In Lisa Delpit's "The Silenced Dialogue: Power and Pedagogy in Educating Other People's Children", she talks about how teachers should educate their students so that every child, whether they are white or of color, can understand. She also clearly comes up with the rules and codes of power that dictate how and what children learn while they are in the classroom or even out of the classroom. While I believe that the five rules and codes of power that Delpit has contracted are very important I only used three of the five as my main quotes. Delpit's five rules of power are:
1. Issues of power are in acted in classrooms.
2. There are codes or rules for participating in power, that is, there is a "culture of power."
3. The rules of the culture of peer are a reflection of the rules of the culture of those who have power.
4. If you are not already a participant in the culture of power, being told explicitly the rules of that culture makes acquiring power easier.
5. Those with power are frequently least aware of – or least willing to acknowledge – its existence. Those with less power and often most aware of its existence. (Delpit 24).

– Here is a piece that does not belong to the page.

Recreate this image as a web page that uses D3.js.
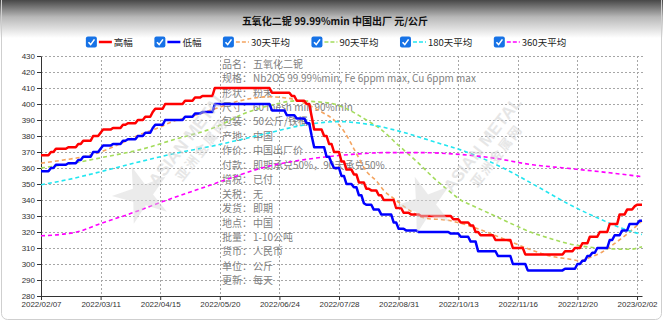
<!DOCTYPE html>
<html><head><meta charset="utf-8">
<script src="https://cdn.jsdelivr.net/npm/d3@7"></script>
<style>
html,body{margin:0;padding:0;background:#fff;}
svg{display:block;}
</style></head><body>
<svg id="c" width="663" height="324"></svg>
<script>
// ---------------- data ----------------
const titleText = "五氧化二铌 99.99%min 中国出厂 元/公斤";
const seriesNames = ["高幅","低幅","30天平均","90天平均","180天平均","360天平均"];
const xTickLabels = ["2022/02/07","2022/03/11","2022/04/15","2022/05/20","2022/06/24","2022/07/28","2022/08/31","2022/10/13","2022/11/16","2022/12/20","2023/02/02"];
const xTickDays = [0,24,48,72,96,120,144,168,192,216,240];
const yTicks = [280,290,300,310,320,330,340,350,360,370,380,390,400,410,420,430];
const nDays = 243;
// [first trading-day index, price] — price holds until next entry
const highSteps = [[0,368],[4,370],[6,372],[11,373],[15,375],[17,377],[21,380],[24,382],[25,384],[29,385],[33,387],[35,388],[39,390],[42,392],[45,395],[46,397],[50,400],[58,402],[62,404],[65,405],[70,410],[93,407],[101,405],[103,402],[107,400],[109,392],[110,384],[114,380],[116,375],[118,370],[121,364],[123,359],[126,356],[128,351],[131,347],[133,346],[136,343],[138,340],[143,335],[146,332],[149,331],[153,330],[166,328],[169,326],[173,324],[175,320],[177,318],[183,315],[190,310],[195,306],[211,308],[215,310],[218,313],[221,317],[225,320],[229,325],[233,331],[236,334],[239,336],[240,337]];
const lowSteps = [[0,358],[4,360],[6,362],[11,363],[15,365],[17,367],[21,370],[24,372],[25,374],[29,375],[33,377],[35,378],[39,380],[42,382],[45,385],[46,387],[50,390],[58,392],[62,394],[65,395],[70,400],[93,396],[99,393],[103,391],[107,388],[109,380],[110,373],[115,367],[117,363],[118,360],[121,355],[123,350],[126,348],[128,343],[130,338],[131,337],[134,334],[137,331],[142,326],[144,322],[147,321],[152,320],[165,319],[169,317],[173,314],[176,308],[184,305],[190,300],[196,296],[211,297],[216,300],[218,302],[220,305],[222,307],[224,310],[229,315],[231,318],[234,321],[237,325],[241,327]];
const ma30 = [[0,363],[9,365],[17,367],[24,370],[33,376],[40,381],[47,385],[53,389],[60,392],[70,397],[80,402],[92,404.5],[100,403.5],[106,400.5],[113,395],[118,390],[122,383],[126,372],[131,358],[135,352],[138,346],[142,341],[149,333],[155,328.5],[163,327.5],[169,325.5],[175,322.5],[181,319],[189,314],[197,309],[205,305],[213,303],[217,302],[221,304],[226,307.5],[232,314],[237,320],[242,327]];
const ma90 = [[0,360],[13,363],[26,367],[40,371.5],[53,377.5],[71,386],[81,393.5],[92,399],[103,402],[110,401.5],[118,400],[125,395.5],[131,390],[137,384],[143,375.5],[152,363],[158,354],[164,346],[170,339],[173,337],[180,332],[189,325.5],[197,320],[205,316],[213,312.5],[221,310.5],[229,309.5],[237,309.2],[242,310.8]];
const ma180 = [[0,349.5],[13,353.5],[26,358.5],[40,364],[53,368.8],[71,374.4],[81,378],[92,382],[103,386],[114,388.5],[120,389],[127,388.3],[133,387],[145,382.7],[158,376.5],[171,370.2],[180,364.5],[188,358.5],[200,348.3],[213,337],[226,327.5],[234,322.3],[242,318.4]];
const ma360 = [[0,317.6],[8,318.5],[14,319.8],[24,325.3],[36,331.5],[49,339],[63,346.5],[76,353.5],[90,360.5],[103,364.5],[115,367],[125,368.5],[139,369.6],[153,369.6],[166,368.8],[181,366.5],[198,362],[212,359.8],[229,357],[242,354.6]];
const infoLabels = ["品名：","规格：","形状：","尺寸：","包装：","产地：","作价：","付款：","增税：","关税：","发货：","地点：","批量：","货币：","单位：","更新："];
const infoValues = ["五氧化二铌","Nb2O5 99.99%min, Fe 6ppm max, Cu 6ppm max","粉末","60 mesh min 90%min","50公斤/铁桶","中国","中国出厂价","即期承兑50%，90天承兑50%","已付","无","即期","中国","1-10公吨","人民币","公斤","每天"];
const watermarkText = ["ASIAN METAL","亚洲金属网"];

// ---------------- helpers ----------------
function expandSteps(steps){
  const out=[]; let k=0;
  for(let d=0; d<nDays; d++){
    while(k+1<steps.length && steps[k+1][0]<=d) k++;
    out.push([d, steps[k][1]]);
  }
  return out;
}
const highDaily = expandSteps(highSteps);
const lowDaily = expandSteps(lowSteps);

const W=663, H=324;
const m = {left:41, right:21, top:56, bottom:28};
const svg = d3.select("#c");
const FONT = "'Noto Sans CJK SC','Noto Sans',sans-serif";

// background shading at top
const defs = svg.append("defs");
const g1 = defs.append("linearGradient").attr("id","topg").attr("x1",0).attr("y1",0).attr("x2",0).attr("y2",1);
g1.append("stop").attr("offset","0").attr("stop-color","#474747");
g1.append("stop").attr("offset","0.45").attr("stop-color","#b8b8b8");
g1.append("stop").attr("offset","1").attr("stop-color","#ffffff");
svg.append("rect").attr("x",0).attr("y",0).attr("width",W).attr("height",38).attr("fill","url(#topg)");
svg.append("rect").attr("x",1.5).attr("y",-20).attr("width",W-3).attr("height",339.5).attr("rx",6)
  .attr("fill","none").attr("stroke","#cfcfcf");

const x = d3.scaleLinear().domain([0, nDays-1]).range([m.left, W - m.right]);
const y = d3.scaleLinear().domain([280,430]).range([H - m.bottom, m.top]);

// grid
const grid = svg.append("g").attr("stroke","#a6a6a6").attr("stroke-dasharray","2,2").attr("stroke-width",1);
yTicks.filter(v=>v>280).forEach(v=>{
  grid.append("line").attr("x1",x(0)).attr("x2",W-m.right+1).attr("y1",Math.round(y(v))+0.5).attr("y2",Math.round(y(v))+0.5);
});
xTickDays.filter(d=>d>0).forEach(d=>{
  grid.append("line").attr("x1",Math.round(x(d))+0.5).attr("x2",Math.round(x(d))+0.5).attr("y1",y(430)).attr("y2",y(280));
});

// axes
const xAxis = svg.append("g").attr("transform",`translate(0,${y(280)})`)
  .call(d3.axisBottom(x).tickValues(xTickDays).tickFormat((d,i)=>xTickLabels[i]).tickSize(4).tickSizeOuter(0));
const yAxis = svg.append("g").attr("transform",`translate(${x(0)},0)`)
  .call(d3.axisLeft(y).tickValues(yTicks).tickSize(4).tickSizeOuter(0));
[xAxis,yAxis].forEach(a=>{
  a.selectAll("path.domain").attr("stroke","#333");
  a.selectAll("line").attr("stroke","#333");
  a.selectAll("text").attr("fill","#333").style("font-family","'Liberation Sans',Arial,sans-serif").style("font-size","8px");
});
xAxis.selectAll("text").attr("dy","0.9em").attr("y",4);
yAxis.selectAll("text").attr("x",-6);

// info text block
const info = svg.append("g").style("font-family",FONT).style("font-size","10px").attr("fill","#808080");
infoLabels.forEach((lab,i)=>{
  const yy = 64 + i*14.45 + 3.6;
  info.append("text").attr("x",222).attr("y",yy).text(lab);
  info.append("text").attr("x",253).attr("y",yy).text(infoValues[i]);
});

// series
const colors = ["#ff0000","#0000ff","#f4a460","#a4dc5c","#22e6f0","#ff00ff"];
const line = d3.line().x(d=>x(d[0])).y(d=>y(d[1]));
const smooth = d3.line().x(d=>x(d[0])).y(d=>y(d[1])).curve(d3.curveMonotoneX);
const plot = svg.append("g");
const maSets = [ma30, ma90, ma180, ma360];
maSets.forEach((s,i)=>{
  plot.append("path").attr("d",smooth(s)).attr("fill","none").attr("stroke",colors[i+2])
    .attr("stroke-width",1.6).attr("stroke-dasharray","4,3");
});
plot.append("path").attr("d",line(highDaily)).attr("fill","none").attr("stroke",colors[0]).attr("stroke-width",2.5).attr("stroke-linejoin","round");
plot.append("path").attr("d",line(lowDaily)).attr("fill","none").attr("stroke",colors[1]).attr("stroke-width",2.5).attr("stroke-linejoin","round");

// watermarks
function watermark(cx, cy, sx, sy){
  const wm = svg.append("g").attr("opacity",0.5).attr("pointer-events","none");
  const star = d3.range(10).map(k=>{
    const r = k%2===0 ? 30 : 11;
    const a = -Math.PI/2 + k*Math.PI/5 - 0.35;
    return [sx + r*Math.cos(a), sy + r*Math.sin(a)];
  });
  wm.append("polygon").attr("points",star.map(p=>p.join(",")).join(" ")).attr("fill","#d8d8d8");
  const t = wm.append("g").attr("transform",`translate(${cx},${cy}) rotate(-52)`);
  t.append("text").attr("text-anchor","middle").attr("y",0).style("font-family","'Liberation Sans',Arial,sans-serif")
    .style("font-weight","bold").style("font-size","17px").attr("fill","#cfcfcf").text(watermarkText[0]);
  t.append("text").attr("text-anchor","middle").attr("y",17).style("font-family",FONT)
    .style("font-weight","bold").style("font-size","13px").attr("fill","#cfcfcf").attr("letter-spacing","2px").text(watermarkText[1]);
}
watermark(192,142,142,195);
watermark(487,148,425,205);

// title
svg.append("text").attr("x",335).attr("y",25).attr("text-anchor","middle").style("font-family",FONT)
  .style("font-weight","bold").style("font-size","10px").attr("fill","#111").text(titleText);

// legend
const lg = svg.append("g").style("font-family",FONT).style("font-size","9.5px");
let items = [];
seriesNames.forEach((nm,i)=>{
  const it = lg.append("g");
  it.append("rect").attr("x",0).attr("y",-5.5).attr("width",11).attr("height",11).attr("rx",2).attr("fill","#1672e6");
  it.append("path").attr("d","M2.6,0.2 L4.8,2.6 L8.6,-2.6").attr("fill","none").attr("stroke","#fff").attr("stroke-width",1.6);
  it.append("line").attr("x1",13).attr("x2",26).attr("y1",0).attr("y2",0).attr("stroke",colors[i])
    .attr("stroke-width", i<2 ? 2.5 : 1.6).attr("stroke-dasharray", i<2 ? null : "4,2");
  const tx = it.append("text").attr("x",28).attr("y",3.5).attr("fill","#222").text(nm);
  const w = 28 + tx.node().getComputedTextLength();
  items.push({it, w});
});
const gap = 21.5;
const total = d3.sum(items, d=>d.w) + gap*(items.length-1);
let lx = 326 - total/2;
items.forEach(d=>{ d.it.attr("transform",`translate(${lx},42)`); lx += d.w + gap; });
</script>
</body></html>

When Delpit explains what these codes of power mean it is then that I believe she stresses her most important point of “The Silenced Dialogue.” What children learn comes from “the power of the publishers of textbooks and of the developers of the curriculum to determine the view of the world presented; the power of the state in enforcing compulsory schooling; and the power of an individual or group to determine another’s intelligence of ‘normalcy’” (24). This was the explanation Delpit provided for her first rule. Outside forces are determining what children need to learn and how it should be taught. These children need to be in the culture of power in order to succeed.
The second code of power is the one that I can relate to the most of my time spent at Kennedy Elementary School. She explains, “The codes or rules I’m speaking of relate to linguistic forms, communication strategies, and presentation of self; that is, ways of talking, ways of writing, ways of dressing, and ways of interacting” (25). Some of the students went into school not knowing how to write a single letter so they are constantly being taught how to write so that they can be apart of the culture of power.
My third quote is from her fourth code of power, which I find most relatable. “I have found it unquestionably easier, psychologically and pragmatically, when some kind soul has directly informed me about such matters as appropriate dress, interactional styles, embedded meanings, and taboo words of actions” (26). In class we did an activity where each group had a different set of rules to play the same game. The winner of the group moved up and the loser moved down and there was no talking allowed. When people changed groups the game became hard to play because everyone did not know the same rules. If we were able to explicitly say this is how you play we all would have been in the culture of power, but we couldn’t so some we left out and felt stupid. Another quote that helps convey the message of this activity is, “in some instances adherents of process approaches to writing create situations in which students ultimately find themselves held accountable for knowing a set out rules about which no one has ever directly informed them” (31). Without being explicitly told the rules and codes of power the students are left in the dark and forced to figure it out themselves which leads to them falling behind.
The last quote I chose has changed my view about how I think of students and how they learn. Delpit states, “However, to bring this student into the program and pass her through without attending to obvious deficits in the codes needed for her to function effectively as a teacher is equally criminal – for though we may assuage our own consciences for not participating in victim blaming, she will surely be accused and convicted as soon as she leaves the university” (38). Before I would say that it was the students fault for not understanding something but if that student was never explicitly taught the correct way to do something they will remain to continue the same mistakes. In the long run they would be blamed for not knowing how to correctly do something when they could have been taught from the start.